Prompt 2 (Intent match):
“Based on the title and focus keyword ‘AI content QA checklist,’ tell me whether this draft matches informational intent. Identify missing subtopics a searcher would expect and propose improved headings.”

Prompt 3 (Clarity + redundancy):
“Identify sections that feel repetitive or generic. Recommend specific edits to make them more concrete (steps, examples, decision criteria).”

Prompt 4 (Internal linking ideas):
“Given this draft and these site pages [paste list], suggest 510 natural internal link placements with anchor text ideas.”

Common Mistakes to Avoid

  • Treating the checklist as optional: it must be part of “definition of done.”
  • Letting AI approve sensitive claims: use AI to flag, humans to decide.
  • Over-optimizing for the keyword: prioritize usefulness and clarity over repetition.
  • Publishing without a final link/preview check: small UX issues can undermine trust.
  • Never revisiting old posts: QA should also include periodic updates for product and SEO accuracy.

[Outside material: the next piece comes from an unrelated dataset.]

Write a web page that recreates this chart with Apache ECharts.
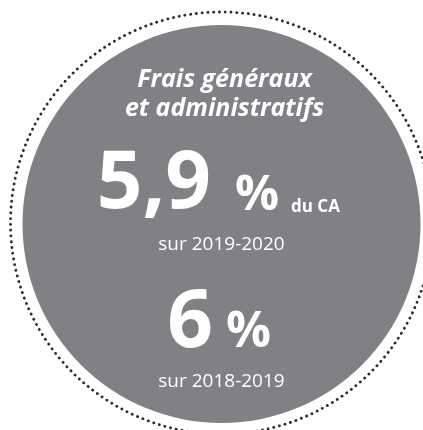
<!DOCTYPE html>
<html>
<head>
<meta charset="utf-8">
<script src="https://cdn.jsdelivr.net/npm/echarts@6/dist/echarts.min.js"></script>
<style>
  html, body { margin: 0; padding: 0; background: #fff; }
  #main { width: 423px; height: 430px; }
</style>
</head>
<body>
<div id="main"></div>
<script>
// données de la pastille
var titleLines = ['Frais généraux', 'et administratifs'];
var ratios = [5.9, 6];              // % du CA
var periods = ['2019-2020', '2018-2019'];
var unitLabel = 'du CA';

var chart = echarts.init(document.getElementById('main'));

function fmt(v) {
  return String(v).replace('.', ',');
}

var font = '"Open Sans", "Noto Sans", sans-serif';
var cx = 221.5, cy = 224;

// texte blanc au-dessus du disque
function txt(x, y, text, f, align) {
  return {
    type: 'text', x: x, y: y, z: 100,
    style: { text: text, fill: '#fff', font: f, textAlign: align || 'center', textVerticalAlign: 'middle' }
  };
}

var option = {
  animation: false,
  series: [
    {
      // disque gris
      type: 'pie',
      silent: true,
      z: 1,
      center: [cx, cy],
      radius: [0, 199],
      label: { show: false },
      labelLine: { show: false },
      itemStyle: { color: '#808185' },
      data: [{ value: 1 }]
    }
  ],
  graphic: [
    {
      type: 'circle',
      silent: true,
      shape: { cx: cx, cy: cy - 1, r: 211 },
      style: { fill: null, stroke: '#2a2a2a', lineWidth: 2.8, lineDash: [0.1, 5.7], lineCap: 'round' }
    },
    txt(cx + 3, 80, titleLines[0], 'italic bold 25px ' + font),
    txt(cx + 3, 109, titleLines[1], 'italic bold 25px ' + font),
    txt(211, 185, fmt(ratios[0]), 'bold 80px ' + font, 'right'),
    txt(235, 196, '%', 'bold 49px ' + font, 'left'),
    txt(291, 207, unitLabel, 'bold 17px ' + font, 'left'),
    txt(cx, 245, 'sur ' + periods[0], '19px ' + font),
    txt(213, 324, fmt(ratios[1]), 'bold 80px ' + font, 'right'),
    txt(226, 333, '%', 'bold 50px ' + font, 'left'),
    txt(cx, 382, 'sur ' + periods[1], '19px ' + font)
  ]
};

chart.setOption(option);
</script>
</body>
</html>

Conclusion: Your Startup’s Content Deserves a QA Gate

A pre-publish linting process is one of the highest-leverage improvements a startup blog can make. With a clear AI content QA checklist, you reduce avoidable errors, protect credibility, and ship content that’s more consistent, more useful, and more likely to perform in search.

Copy the checklist into your editorial workflow, run it on your next three posts, and refine it based on what you catch. Within a week, you’ll have a QA system that scales with your publishing velocity instead of fighting it.